╭─ Data block
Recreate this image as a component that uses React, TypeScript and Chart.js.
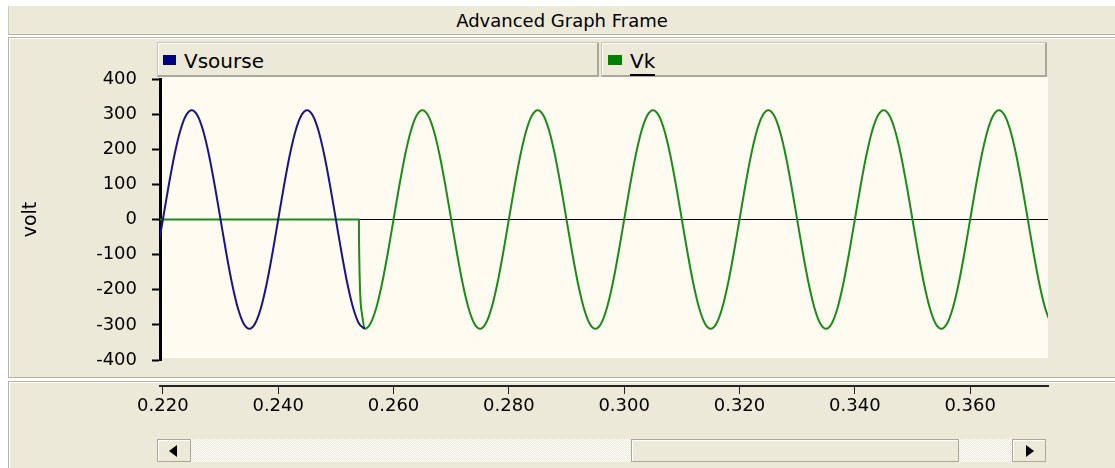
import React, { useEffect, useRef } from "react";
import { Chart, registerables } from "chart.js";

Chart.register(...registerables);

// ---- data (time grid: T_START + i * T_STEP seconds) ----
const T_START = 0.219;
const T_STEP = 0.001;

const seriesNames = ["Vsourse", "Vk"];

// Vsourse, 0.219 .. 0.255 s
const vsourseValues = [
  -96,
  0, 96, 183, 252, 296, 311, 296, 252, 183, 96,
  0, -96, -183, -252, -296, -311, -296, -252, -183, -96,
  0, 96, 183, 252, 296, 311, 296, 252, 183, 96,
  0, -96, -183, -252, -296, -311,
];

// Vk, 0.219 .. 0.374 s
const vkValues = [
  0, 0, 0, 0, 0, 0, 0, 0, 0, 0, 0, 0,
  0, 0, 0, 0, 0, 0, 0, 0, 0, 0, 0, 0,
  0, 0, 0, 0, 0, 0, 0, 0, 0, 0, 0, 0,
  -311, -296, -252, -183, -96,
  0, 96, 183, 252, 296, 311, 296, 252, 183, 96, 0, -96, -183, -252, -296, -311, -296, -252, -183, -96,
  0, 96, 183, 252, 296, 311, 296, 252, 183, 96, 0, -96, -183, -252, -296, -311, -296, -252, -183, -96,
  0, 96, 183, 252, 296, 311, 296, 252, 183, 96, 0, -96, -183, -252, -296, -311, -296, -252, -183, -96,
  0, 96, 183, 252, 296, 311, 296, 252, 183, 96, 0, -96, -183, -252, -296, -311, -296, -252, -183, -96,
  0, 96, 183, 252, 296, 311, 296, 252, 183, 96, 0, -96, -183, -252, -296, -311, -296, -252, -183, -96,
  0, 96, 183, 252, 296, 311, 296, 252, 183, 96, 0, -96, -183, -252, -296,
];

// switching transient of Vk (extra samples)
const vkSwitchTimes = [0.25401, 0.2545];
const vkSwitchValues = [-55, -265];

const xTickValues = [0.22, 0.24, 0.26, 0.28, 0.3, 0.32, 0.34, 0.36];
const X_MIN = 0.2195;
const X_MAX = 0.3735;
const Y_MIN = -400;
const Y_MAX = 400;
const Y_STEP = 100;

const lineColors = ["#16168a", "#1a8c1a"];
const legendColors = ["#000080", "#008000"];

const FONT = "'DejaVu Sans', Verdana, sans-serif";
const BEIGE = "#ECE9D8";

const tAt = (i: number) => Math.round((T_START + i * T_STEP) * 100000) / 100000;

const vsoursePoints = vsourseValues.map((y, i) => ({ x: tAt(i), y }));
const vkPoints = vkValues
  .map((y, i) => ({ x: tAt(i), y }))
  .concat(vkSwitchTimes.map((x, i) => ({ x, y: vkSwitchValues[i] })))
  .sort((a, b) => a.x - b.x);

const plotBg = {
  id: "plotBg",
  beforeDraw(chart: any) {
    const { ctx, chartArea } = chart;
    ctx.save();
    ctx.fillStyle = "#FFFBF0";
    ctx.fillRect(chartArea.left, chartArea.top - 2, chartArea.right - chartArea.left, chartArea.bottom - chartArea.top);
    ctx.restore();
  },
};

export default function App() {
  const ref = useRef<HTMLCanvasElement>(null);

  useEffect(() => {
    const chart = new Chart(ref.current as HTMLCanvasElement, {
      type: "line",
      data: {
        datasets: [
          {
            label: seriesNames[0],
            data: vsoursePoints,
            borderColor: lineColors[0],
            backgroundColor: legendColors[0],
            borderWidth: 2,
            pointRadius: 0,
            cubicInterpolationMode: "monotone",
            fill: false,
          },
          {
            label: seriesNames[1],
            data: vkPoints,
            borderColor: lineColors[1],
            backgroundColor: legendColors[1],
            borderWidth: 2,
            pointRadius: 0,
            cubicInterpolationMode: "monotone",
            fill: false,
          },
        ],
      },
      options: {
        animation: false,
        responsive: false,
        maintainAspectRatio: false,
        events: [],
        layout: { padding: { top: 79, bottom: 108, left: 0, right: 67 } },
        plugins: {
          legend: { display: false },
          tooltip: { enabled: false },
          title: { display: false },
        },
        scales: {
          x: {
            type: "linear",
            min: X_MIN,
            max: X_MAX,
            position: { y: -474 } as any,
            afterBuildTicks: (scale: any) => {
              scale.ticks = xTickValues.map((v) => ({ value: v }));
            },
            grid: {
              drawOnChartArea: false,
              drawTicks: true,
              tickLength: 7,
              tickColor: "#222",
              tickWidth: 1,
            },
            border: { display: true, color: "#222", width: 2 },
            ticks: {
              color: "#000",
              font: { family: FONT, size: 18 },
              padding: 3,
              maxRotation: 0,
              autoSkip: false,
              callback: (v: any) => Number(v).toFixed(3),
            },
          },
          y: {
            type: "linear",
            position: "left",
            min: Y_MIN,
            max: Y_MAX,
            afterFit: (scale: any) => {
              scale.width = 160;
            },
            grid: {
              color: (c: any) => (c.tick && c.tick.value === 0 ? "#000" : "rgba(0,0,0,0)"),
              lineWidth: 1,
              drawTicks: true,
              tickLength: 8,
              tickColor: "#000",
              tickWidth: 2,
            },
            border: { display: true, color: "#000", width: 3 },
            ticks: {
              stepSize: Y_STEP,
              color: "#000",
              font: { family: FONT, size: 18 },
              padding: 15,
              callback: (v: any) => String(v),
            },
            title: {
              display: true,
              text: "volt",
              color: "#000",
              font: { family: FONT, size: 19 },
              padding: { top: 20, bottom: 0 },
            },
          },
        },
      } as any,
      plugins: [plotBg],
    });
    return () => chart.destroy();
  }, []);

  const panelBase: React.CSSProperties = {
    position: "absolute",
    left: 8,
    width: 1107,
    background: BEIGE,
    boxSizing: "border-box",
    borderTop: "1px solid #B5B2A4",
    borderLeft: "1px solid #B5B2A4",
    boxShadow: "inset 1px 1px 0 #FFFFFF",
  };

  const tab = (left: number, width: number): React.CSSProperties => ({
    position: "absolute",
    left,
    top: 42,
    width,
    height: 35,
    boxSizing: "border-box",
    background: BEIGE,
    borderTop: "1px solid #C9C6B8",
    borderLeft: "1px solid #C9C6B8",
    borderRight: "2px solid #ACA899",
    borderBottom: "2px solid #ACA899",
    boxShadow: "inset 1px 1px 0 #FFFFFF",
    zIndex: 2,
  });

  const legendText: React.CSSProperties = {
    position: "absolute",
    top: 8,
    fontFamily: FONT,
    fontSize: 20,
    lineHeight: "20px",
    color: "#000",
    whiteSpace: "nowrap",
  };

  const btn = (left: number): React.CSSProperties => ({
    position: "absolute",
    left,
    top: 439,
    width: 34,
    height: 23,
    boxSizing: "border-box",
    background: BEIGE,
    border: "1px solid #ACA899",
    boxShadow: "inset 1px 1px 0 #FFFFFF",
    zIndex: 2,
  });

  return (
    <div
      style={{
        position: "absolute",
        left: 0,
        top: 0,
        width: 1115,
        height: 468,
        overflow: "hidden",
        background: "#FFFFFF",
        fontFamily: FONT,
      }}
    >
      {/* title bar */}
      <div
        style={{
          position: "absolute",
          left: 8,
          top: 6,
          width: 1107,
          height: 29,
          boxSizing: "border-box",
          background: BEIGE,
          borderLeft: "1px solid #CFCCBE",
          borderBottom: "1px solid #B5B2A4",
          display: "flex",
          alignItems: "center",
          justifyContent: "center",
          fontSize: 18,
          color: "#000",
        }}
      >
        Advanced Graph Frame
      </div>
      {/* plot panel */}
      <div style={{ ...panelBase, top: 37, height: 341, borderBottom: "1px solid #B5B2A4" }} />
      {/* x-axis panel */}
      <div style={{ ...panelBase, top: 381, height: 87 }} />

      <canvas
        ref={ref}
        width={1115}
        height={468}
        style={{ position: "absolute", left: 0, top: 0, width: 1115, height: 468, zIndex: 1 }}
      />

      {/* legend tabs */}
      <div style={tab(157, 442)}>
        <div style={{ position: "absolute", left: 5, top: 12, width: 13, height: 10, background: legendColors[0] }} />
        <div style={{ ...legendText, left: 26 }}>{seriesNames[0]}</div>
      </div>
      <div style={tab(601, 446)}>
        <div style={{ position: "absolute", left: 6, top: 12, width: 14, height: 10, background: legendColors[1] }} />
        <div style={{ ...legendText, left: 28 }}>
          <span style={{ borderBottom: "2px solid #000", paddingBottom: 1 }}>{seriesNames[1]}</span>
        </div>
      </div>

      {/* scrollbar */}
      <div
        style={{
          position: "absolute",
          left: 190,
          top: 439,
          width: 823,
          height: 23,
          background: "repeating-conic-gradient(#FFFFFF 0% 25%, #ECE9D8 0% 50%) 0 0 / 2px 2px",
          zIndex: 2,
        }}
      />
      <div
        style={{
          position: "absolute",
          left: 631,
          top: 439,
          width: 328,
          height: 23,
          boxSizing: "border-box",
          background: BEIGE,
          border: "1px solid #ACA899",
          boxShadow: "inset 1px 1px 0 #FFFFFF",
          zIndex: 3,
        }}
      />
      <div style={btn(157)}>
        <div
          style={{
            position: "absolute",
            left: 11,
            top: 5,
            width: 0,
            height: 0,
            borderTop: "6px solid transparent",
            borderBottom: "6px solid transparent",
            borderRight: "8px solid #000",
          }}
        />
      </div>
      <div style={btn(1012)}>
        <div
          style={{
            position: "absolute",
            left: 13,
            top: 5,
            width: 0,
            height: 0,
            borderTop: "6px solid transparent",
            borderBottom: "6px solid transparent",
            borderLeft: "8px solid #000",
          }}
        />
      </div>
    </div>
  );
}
╰─
Exercise brief:
Within the listing above, work out how many lines contain the string "React", and reply with that number only.

Final answer:
6